Образ автора так же оригинален, как и другие образы дневника. Главное впечатление, которое складывается при чтении, – художественность его построения. Это – тип объективированного повествователя из литературы XIX в. Так и кажется, что за ним скрывается подлинный автор, который ничем не выдает себя, кроме способа группировки материала и общего плана повествования.
Ложность создавшегося представления становится очевидной в том случае, если образ автора сопоставить с другими структурными элементами дневника, например временем и пространством. Образ автора предстанет таким же многоликим, как и формы хронотопа. Но в разных модальностях он, как и время, сохраняет единство.
Гарин – путешественник и повествователь выступает в дневнике в трех ликах. Самой распространенной формой выражения авторского «я» является образ участника событий, исследователя и созидателя. Он следует по тем местам, которые уже пробуждены к активной жизни его волей и практической деятельностью. И новые, еще не освоенные земли он уже видит в своем воображении преображенными его творческими планами и энергией: «Река Обь, село Кривощеково, у которого железнодорожный путь пересекает реку <…> Изменение первоначального проекта – моя заслуга, и я с удовольствием теперь смотрю, что в постройке намеченная линия не изменена» (с. 20); «Измучен, устал, столько впереди еще… И ни заслуг, ни славы… Нет, что-то есть… есть… есть… что же? А, Сунгари и выясненный вопрос истоков… По новой дороге пойдет, где не была еще нога европейца <…>» (с. 221).
Самым задушевным образом автора в дневнике является лирический. Гарин предстает перед читателем поэтом природы, экзотических сказок и преданий. И сам он порой вырастает в сказочника или таинственного шамана, творящего легенду. Здесь он поднимается над прагматикой обыденной жизни исследователя заповедных краев.

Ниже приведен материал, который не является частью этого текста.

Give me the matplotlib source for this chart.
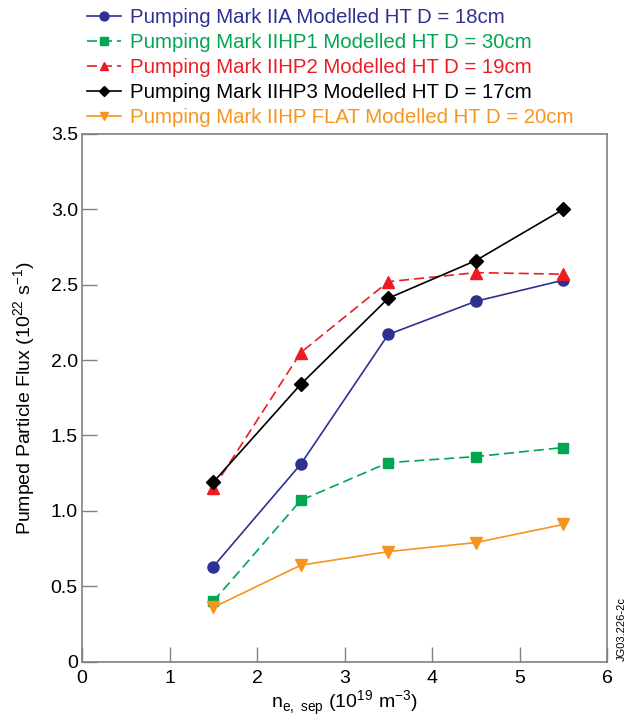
import matplotlib.pyplot as plt

plt.rcParams['font.family'] = ['Liberation Sans', 'DejaVu Sans']

density = [1.5, 2.5, 3.5, 4.5, 5.5]

flux_iia = [0.63, 1.31, 2.17, 2.39, 2.53]
flux_iihp1 = [0.40, 1.07, 1.32, 1.36, 1.42]
flux_iihp2 = [1.15, 2.05, 2.52, 2.58, 2.57]
flux_iihp3 = [1.19, 1.84, 2.41, 2.66, 3.00]
flux_flat = [0.36, 0.64, 0.73, 0.79, 0.91]

labels = [
    "Pumping Mark IIA Modelled HT D = 18cm",
    "Pumping Mark IIHP1 Modelled HT D = 30cm",
    "Pumping Mark IIHP2 Modelled HT D = 19cm",
    "Pumping Mark IIHP3 Modelled HT D = 17cm",
    "Pumping Mark IIHP FLAT Modelled HT D = 20cm",
]

fig = plt.figure(figsize=(6.31, 7.2), dpi=100)
ax = fig.add_axes([0.130, 0.081, 0.832, 0.733])

ax.plot(density, flux_iia, c='#2e3192', marker='o', ms=8, lw=1.2, label=labels[0])
ax.plot(density, flux_iihp1, c='#00a651', marker='s', ms=7, lw=1.2, ls=(0, (6, 3)), label=labels[1])
ax.plot(density, flux_iihp2, c='#ed1c24', marker='^', ms=8, lw=1.2, ls=(0, (6, 3)), label=labels[2])
ax.plot(density, flux_iihp3, c='black', marker='D', ms=7, lw=1.2, label=labels[3])
ax.plot(density, flux_flat, c='#f7941d', marker='v', ms=8, lw=1.2, label=labels[4])

# Format plot
ax.set_xlim(0, 6)
ax.set_ylim(0, 3.5)
ax.set_xticks(range(7))
ax.set_yticks([0, 0.5, 1.0, 1.5, 2.0, 2.5, 3.0, 3.5])
ax.set_yticklabels(['0', '0.5', '1.0', '1.5', '2.0', '2.5', '3.0', '3.5'])
ax.tick_params(direction='in', length=11, width=1, color='#808080', labelsize=14, pad=3)
ax.tick_params(axis='x', pad=6)
for s in ax.spines.values():
    s.set_color('#808080')
    s.set_linewidth(1.2)

ax.set_xlabel(r"n$_{\mathregular{e,\ sep}}$ (10$^{\mathregular{19}}$ m$^{\mathregular{-3}}$)",
              fontsize=14, labelpad=1)
ax.set_ylabel(r"Pumped Particle Flux (10$^{\mathregular{22}}$ s$^{\mathregular{-1}}$)",
              fontsize=14, labelpad=9)

fig.legend(loc='upper left', bbox_to_anchor=(0.118, 1.006), frameon=False,
           labelcolor='linecolor', fontsize=14.7, handlelength=1.7, markerscale=0.8,
           handletextpad=0.4, labelspacing=0.3, borderaxespad=0.2)

fig.text(0.985, 0.082, "JG03.226-2c", rotation=90, fontsize=8, ha='center', va='bottom')

fig.savefig('out.png', dpi=100)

В этих эпизодах его образ овеян романтизмом, возникшим из причудливого соединения куперовских и байроновских черт: «А пока не рассыпались еще они <корейцы> или пока всесокрушающая культура не переработала еще их, я, пионер этой культуры, жадно слушаю и спешу записать все, чем так доверчиво делятся со мной эти большие дети» (с. 137); «В первый раз здесь я был один, лицом к лицу с здешней природой. Точно первое свидание, с риском дорого поплатиться за него. Я замечтался и сижу. Сама осень, ясная, светлая, навевает особый покой и какую-то грусть» (с. 178); «Прощай, прекрасное! Всегда останешься ты в моей душе, как сон, который трудно отличить от действительности» (с. 216).
Лирические излияния автора не являются стилистическим приемом. Они органично входят в текст и демонстрируют богатство душевного склада его личности. Человек рационалистической культуры, он тем не менее вносит своей деятельностью в неподвижную жизнь Востока не один разлад и дисгармонию. В лирическом образе кроется способность прочувствовать и понять поэтическую сторону дикой, но прекрасной жизни края и его обитателей.
Третья разновидность образа автора – это свободный созерцатель, незаинтересованно и философски осмысливающий окружающий мир. Он свободен как от практической заинтересованности, так и настроений, навеянных яркостью и многообразием зрительных впечатлений: «<…> я, турист, с птичьего полета смотрящий на всю эту, чужую мне жизнь. Могут быть только впечатления: искренние или неискренние, предвзятые или свободные. В своих впечатлениях я хотел бы быть искренним и свободным» (с. 332). Данный образ редко появляется на страницах дневника, так как Гарин не желает быть бесстрастным и безучастным свидетелем происходящего. Эта роль не согласуется с целью его путешествия, да отчасти и темпераментом. И все же автор-мыслитель поднимает (особенно к концу путешествия) важные философские проблемы. Его образ в этой ипостаси фигурирует в диалогах с философствующими спутниками, колонистами, случайными встречными. Он как рефрен в финале повествования обобщает весь мыслительный материал дневника.
Типология дневника совершенно прозрачна и не меняется на протяжении всего путешествия. События окружающего мира составляют неизменный предмет повествования. Объективированные мысли и чувства автора тоже вписаны в развертывающуюся панораму действительности. Мифы, легенды, сказки наряду с природными стихиями живут общей жизнью сознания и поступков людей. Преобладание зрительных образов над мыслительными составляет экстравертивный план повествования. Лирическое начало не носит характер отступления. В нем выражается один из способов переживания событий, который настолько же зависит от объективных причин, насколько от субъективных, внутренних. Даже уродливые явления действительности не вызывают душевных изломов. Они являются составной частью диалектики жизни. В дневнике воплотился здоровый оптимизм человека – созидателя и хозяина природы. Жизнеутверждающее мировоззрение писателя отразилось в дневнике как стремление запечатлеть все виденное и слышанное в виде грандиозного исторического процесса на гигантских пространствах Восточной Азии.